BEGIN Supplied data
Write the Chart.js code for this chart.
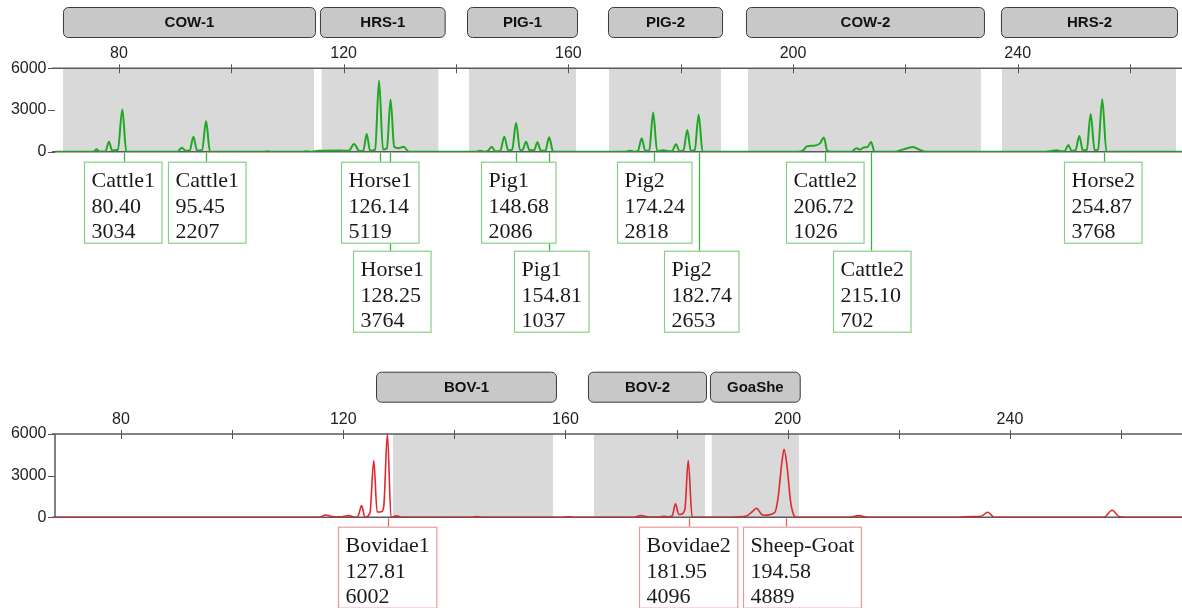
<!DOCTYPE html>
<html><head><meta charset="utf-8">
<script src="https://cdn.jsdelivr.net/npm/chart.js@4.4.1/dist/chart.umd.min.js"></script>
<style>
html,body{margin:0;padding:0;background:#fff;}
#wrap{position:relative;width:1182px;height:608px;overflow:hidden;background:#fff;}
canvas{position:absolute;left:0;}
</style></head><body>
<div id="wrap">
<canvas id="cTop" width="1182" height="350" style="top:0;width:1182px;height:350px"></canvas>
<canvas id="cBot" width="1182" height="258" style="top:350px;width:1182px;height:258px"></canvas>
</div>
<script>
// ---------------- DATA ----------------
// Upper electropherogram (green trace): size (bp-axis units) and RFU
const topTraceX = [68.6,74.9,75.6,76.0,76.5,77.6,78.2,78.8,79.8,80.6,81.3,
  90.4,91.2,91.9,92.6,93.25,93.9,94.8,95.5,96.2,105.7,106.4,107.1,112.6,113.4,114.2,
  115.5,119.3,120.9,121.85,122.8,123.5,124.1,124.7,125.6,126.3,127.0,127.7,128.35,129.0,129.8,130.7,131.6,
  143.6,144.3,145.0,145.7,146.35,147.0,147.9,148.6,149.3,150.0,150.7,151.4,151.9,152.45,153.1,153.9,154.5,155.1,155.9,156.58,157.3,
  170.2,170.97,171.8,172.4,173.06,173.7,174.4,175.1,175.8,176.85,177.9,178.5,179.16,179.8,180.5,181.18,181.8,182.5,183.2,183.9,
  200.8,201.8,202.5,203.7,204.8,205.5,206.1,206.8,210.4,211.3,211.9,212.6,213.3,213.9,214.5,
  218.0,219.5,220.6,221.3,222.3,223.8,
  244.0,245.8,246.94,247.7,248.4,249.0,249.6,250.3,250.97,251.6,252.3,252.99,253.7,254.3,255.05,255.8,269.25];
const topTraceY = [0,0,20,170,20,30,720,80,140,3034,0,
  0,290,60,90,1080,80,120,2207,0,0,40,0,0,40,0,
  60,90,60,550,50,80,1270,60,150,5119,150,250,3764,350,250,360,0,
  0,60,0,60,360,30,80,1080,80,150,2086,100,150,720,100,100,680,80,60,1037,0,
  0,60,0,60,960,60,80,2818,50,100,30,60,530,40,100,1560,60,120,2653,0,
  0,100,400,430,600,1026,50,0,0,250,150,300,350,702,0,
  0,150,280,340,180,0,
  0,40,100,40,60,480,60,120,1130,80,150,2710,80,150,3768,0,0];

// Lower electropherogram (red trace)
const botTraceX = [68.1,115.6,116.85,118.0,119.4,121.0,122.2,122.7,123.3,123.9,124.8,125.5,126.1,126.9,127.3,127.95,128.6,129.6,130.5,
  142.7,144.0,145.3,159.3,160.5,161.8,
  172.2,173.6,175.0,176.9,177.7,178.5,179.2,179.8,180.4,180.9,181.5,182.1,182.8,
  189.5,190.9,192.6,193.6,194.4,195.2,195.8,197.7,198.3,198.9,199.35,199.9,200.5,201.1,201.6,
  211.0,212.8,214.6,230.8,233.0,234.8,236.0,237.2,256.9,258.4,259.6,261.0,270.97];
const botTraceY = [0,0,170,60,40,120,0,100,840,0,300,4080,380,400,800,6002,0,100,0,
  0,50,0,0,40,0,
  0,120,20,20,80,30,100,970,200,240,600,4096,0,
  0,30,100,400,650,250,150,360,1500,3800,4889,3600,1200,150,0,
  0,120,0,0,60,80,360,0,0,510,60,0,0];

// Axis ticks (labelled every 40, minor every 20) and intensity ticks
const xTickStep = 20, xLabelEvery = 40;
const yTicks = [0, 1500, 3000, 4500, 6000];
const yLabelled = [0, 3000, 6000];

// Bins (marker ranges) – upper panel
const topBinNames = ['COW-1','HRS-1','PIG-1','PIG-2','COW-2','HRS-2'];
const topBinStart = [70.03,116.09,142.31,167.24,191.98,237.2];
const topBinEnd   = [114.72,136.85,161.36,187.18,233.46,268.18];
const topHeadStart = [70.03,115.78,141.96,167.06,191.62,237.02];
const topHeadEnd   = [115.07,138.16,161.72,187.54,234.17,268.54];
// Bins – lower panel
const botBinNames = ['BOV-1','BOV-2','GoaShe'];
const botBinStart = [128.96,165.13,186.32];
const botBinEnd   = [157.75,185.11,202.03];
const botHeadStart = [125.9,164.05,186.01];
const botHeadEnd   = [158.47,185.47,202.34];

// Peak call labels – upper panel
const topPeakNames = ['Cattle1','Cattle1','Horse1','Horse1','Pig1','Pig1','Pig2','Pig2','Cattle2','Cattle2','Horse2'];
const topPeakSizes = [80.40,95.45,126.14,128.25,148.68,154.81,174.24,182.74,206.72,215.10,254.87];
const topPeakHeights = [3034,2207,5119,3764,2086,1037,2818,2653,1026,702,3768];
const topPeakAt = [80.82,95.56,126.47,128.32,150.75,156.61,175.18,183.31,205.69,213.95,255.29];
// Peak call labels – lower panel
const botPeakNames = ['Bovidae1','Bovidae2','Sheep-Goat'];
const botPeakSizes = [127.81,181.95,194.58];
const botPeakHeights = [6002,4096,4889];
const botPeakAt = [128.11,182.23,199.64];

// ---------------- LAYOUT (styling only) ----------------
const topBoxRow = [0,0,0,1,0,1,0,1,0,1,0];
const topBoxOff = [-39.6,-38.4,-39,-37,-35,-35,-36.6,-35.7,-39,-38.5,-39.5];
const botBoxRow = [0,0,0];
const botBoxOff = [-50,-50,-43];

function zip(xs, ys){ return xs.map((x,i)=>({x:x, y:ys[i]})); }

const panelPlugin = {
  id: 'panel',
  beforeDatasetsDraw(chart, args, o) {
    const ctx = chart.ctx, a = chart.chartArea, x = chart.scales.x, y = chart.scales.y;
    ctx.save();
    ctx.fillStyle = '#d9d9d9';
    o.binStart.forEach((s, i) => {
      const x0 = x.getPixelForValue(s), x1 = x.getPixelForValue(o.binEnd[i]);
      ctx.fillRect(x0, a.top, x1 - x0, a.bottom - a.top);
    });
    ctx.strokeStyle = '#5a5a5a';
    ctx.lineWidth = 1.5;
    ctx.beginPath();
    ctx.moveTo(a.left - 3, a.top); ctx.lineTo(a.right, a.top);
    ctx.moveTo(a.left - 3, a.bottom); ctx.lineTo(a.right, a.bottom);
    if (o.yLine) { ctx.moveTo(a.left, a.top); ctx.lineTo(a.left, a.bottom); }
    ctx.stroke();
    ctx.lineWidth = 1;
    ctx.strokeStyle = '#555';
    ctx.beginPath();
    x.ticks.forEach(t => {
      const px = Math.round(x.getPixelForValue(t.value)) + 0.5;
      ctx.moveTo(px, a.top - 4); ctx.lineTo(px, a.top + 5);
    });
    y.ticks.forEach(t => {
      const py = Math.round(y.getPixelForValue(t.value)) + 0.5;
      if (yLabelled.includes(t.value)) { ctx.moveTo(a.left - 7, py); ctx.lineTo(a.left, py); }
      else { ctx.moveTo(a.left - 2, py); ctx.lineTo(a.left + 7, py); }
    });
    ctx.stroke();
    ctx.restore();
  },
  afterDraw(chart, args, o) {
    const ctx = chart.ctx, a = chart.chartArea, x = chart.scales.x;
    ctx.save();
    // bin header boxes
    o.headStart.forEach((s, i) => {
      const x0 = x.getPixelForValue(s), x1 = x.getPixelForValue(o.headEnd[i]);
      ctx.beginPath();
      ctx.roundRect(x0 + 0.5, o.headY + 0.5, x1 - x0 - 1, 30, 5);
      ctx.fillStyle = '#c8c8c8'; ctx.fill();
      ctx.strokeStyle = '#3a3a3a'; ctx.lineWidth = 1; ctx.stroke();
      ctx.fillStyle = '#111';
      ctx.font = 'bold 15px "Liberation Sans", Arial, sans-serif';
      ctx.textAlign = 'center'; ctx.textBaseline = 'middle';
      ctx.fillText(o.binNames[i], (x0 + x1) / 2, o.headY + 16);
    });
    // peak label connectors
    ctx.strokeStyle = o.lineColor; ctx.lineWidth = 1.3;
    o.peakAt.forEach((p, i) => {
      const cx = Math.round(x.getPixelForValue(p)) + 0.5;
      const top = o.rowY[o.rows[i]];
      ctx.beginPath(); ctx.moveTo(cx, a.bottom + 1); ctx.lineTo(cx, top); ctx.stroke();
    });
    // peak label boxes
    ctx.font = '22px "Liberation Serif", "Times New Roman", serif';
    ctx.textAlign = 'left'; ctx.textBaseline = 'middle';
    o.peakAt.forEach((p, i) => {
      const cx = x.getPixelForValue(p);
      const top = o.rowY[o.rows[i]];
      const lines = [o.names[i], o.sizes[i].toFixed(2), String(o.heights[i])];
      const w = Math.max(...lines.map(s => ctx.measureText(s).width)) + 14;
      const left = Math.round(cx + o.offs[i]) + 0.5;
      ctx.fillStyle = '#fff';
      ctx.fillRect(left, top + 0.5, w, 81);
      ctx.strokeStyle = o.boxColor; ctx.lineWidth = 1.2;
      ctx.strokeRect(left, top + 0.5, w, 81);
      ctx.fillStyle = '#1a1a1a';
      lines.forEach((s, k) => ctx.fillText(s, left + 7, top + 20 + k * 25.5));
    });
    ctx.restore();
  }
};

function makeChart(id, xs, ys, color, lw, xmin, xmax, pad, plug) {
  return new Chart(document.getElementById(id), {
    type: 'line',
    data: { datasets: [{ data: zip(xs, ys), borderColor: color, borderWidth: lw,
      pointRadius: 0, fill: false, cubicInterpolationMode: 'monotone', tension: 0.4 }] },
    options: {
      responsive: false, animation: false, devicePixelRatio: 1,
      layout: { padding: pad },
      plugins: { legend: { display: false }, tooltip: { enabled: false }, panel: plug },
      scales: {
        x: { type: 'linear', position: 'top', min: xmin, max: xmax,
          afterFit: s => { s.height = 30; },
          border: { display: false },
          grid: { display: true, drawOnChartArea: false, drawTicks: true, tickLength: 4, color: 'rgba(0,0,0,0)' },
          ticks: { stepSize: xTickStep, includeBounds: false, autoSkip: false, maxRotation: 0, padding: 1,
            color: '#222', font: { family: '"Liberation Sans", Arial, sans-serif', size: 16 },
            callback: v => (v % xLabelEvery === 0 ? String(v) : '') } },
        y: { type: 'linear', min: 0, max: 6000,
          afterFit: s => { s.width = 55; },
          afterBuildTicks: s => { s.ticks = yTicks.map(v => ({ value: v })); },
          border: { display: false },
          grid: { display: true, drawOnChartArea: false, drawTicks: true, tickLength: 7, color: 'rgba(0,0,0,0)' },
          ticks: { padding: 1.5, color: '#222', font: { family: '"Liberation Sans", Arial, sans-serif', size: 16 },
            callback: v => (yLabelled.includes(v) ? String(v) : '') } }
      }
    },
    plugins: [panelPlugin]
  });
}

makeChart('cTop', topTraceX, topTraceY, '#1fa824', 2, 68.61, 269.25,
  { top: 38.3, bottom: 198.3, left: 0, right: 0 },
  { binStart: topBinStart, binEnd: topBinEnd, headStart: topHeadStart, headEnd: topHeadEnd,
    binNames: topBinNames, headY: 7, yLine: false,
    names: topPeakNames, sizes: topPeakSizes, heights: topPeakHeights, peakAt: topPeakAt,
    rows: topBoxRow, offs: topBoxOff, rowY: [161.7, 250.7],
    lineColor: '#3cb43c', boxColor: '#86cf86' });

makeChart('cBot', botTraceX, botTraceY, '#e3262a', 1.6, 68.12, 270.97,
  { top: 54, bottom: 90.7, left: 0, right: 0 },
  { binStart: botBinStart, binEnd: botBinEnd, headStart: botHeadStart, headEnd: botHeadEnd,
    binNames: botBinNames, headY: 21.7, yLine: true,
    names: botPeakNames, sizes: botPeakSizes, heights: botPeakHeights, peakAt: botPeakAt,
    rows: botBoxRow, offs: botBoxOff, rowY: [176.7],
    lineColor: '#e06a6a', boxColor: '#e89a9a' });
</script>
</body></html>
END Supplied data
[Aim] Go from the first line of the data above to the line containing "0,40,100,40,60,480,60,120,1130,80,150,2710,80,150,3768,0,0];" and retype exactly those lines, both included, but none of the pictures.

[Expected answer]
Write the Chart.js code for this chart.
<!DOCTYPE html>
<html><head><meta charset="utf-8">
<script src="https://cdn.jsdelivr.net/npm/chart.js@4.4.1/dist/chart.umd.min.js"></script>
<style>
html,body{margin:0;padding:0;background:#fff;}
#wrap{position:relative;width:1182px;height:608px;overflow:hidden;background:#fff;}
canvas{position:absolute;left:0;}
</style></head><body>
<div id="wrap">
<canvas id="cTop" width="1182" height="350" style="top:0;width:1182px;height:350px"></canvas>
<canvas id="cBot" width="1182" height="258" style="top:350px;width:1182px;height:258px"></canvas>
</div>
<script>
// ---------------- DATA ----------------
// Upper electropherogram (green trace): size (bp-axis units) and RFU
const topTraceX = [68.6,74.9,75.6,76.0,76.5,77.6,78.2,78.8,79.8,80.6,81.3,
  90.4,91.2,91.9,92.6,93.25,93.9,94.8,95.5,96.2,105.7,106.4,107.1,112.6,113.4,114.2,
  115.5,119.3,120.9,121.85,122.8,123.5,124.1,124.7,125.6,126.3,127.0,127.7,128.35,129.0,129.8,130.7,131.6,
  143.6,144.3,145.0,145.7,146.35,147.0,147.9,148.6,149.3,150.0,150.7,151.4,151.9,152.45,153.1,153.9,154.5,155.1,155.9,156.58,157.3,
  170.2,170.97,171.8,172.4,173.06,173.7,174.4,175.1,175.8,176.85,177.9,178.5,179.16,179.8,180.5,181.18,181.8,182.5,183.2,183.9,
  200.8,201.8,202.5,203.7,204.8,205.5,206.1,206.8,210.4,211.3,211.9,212.6,213.3,213.9,214.5,
  218.0,219.5,220.6,221.3,222.3,223.8,
  244.0,245.8,246.94,247.7,248.4,249.0,249.6,250.3,250.97,251.6,252.3,252.99,253.7,254.3,255.05,255.8,269.25];
const topTraceY = [0,0,20,170,20,30,720,80,140,3034,0,
  0,290,60,90,1080,80,120,2207,0,0,40,0,0,40,0,
  60,90,60,550,50,80,1270,60,150,5119,150,250,3764,350,250,360,0,
  0,60,0,60,360,30,80,1080,80,150,2086,100,150,720,100,100,680,80,60,1037,0,
  0,60,0,60,960,60,80,2818,50,100,30,60,530,40,100,1560,60,120,2653,0,
  0,100,400,430,600,1026,50,0,0,250,150,300,350,702,0,
  0,150,280,340,180,0,
  0,40,100,40,60,480,60,120,1130,80,150,2710,80,150,3768,0,0];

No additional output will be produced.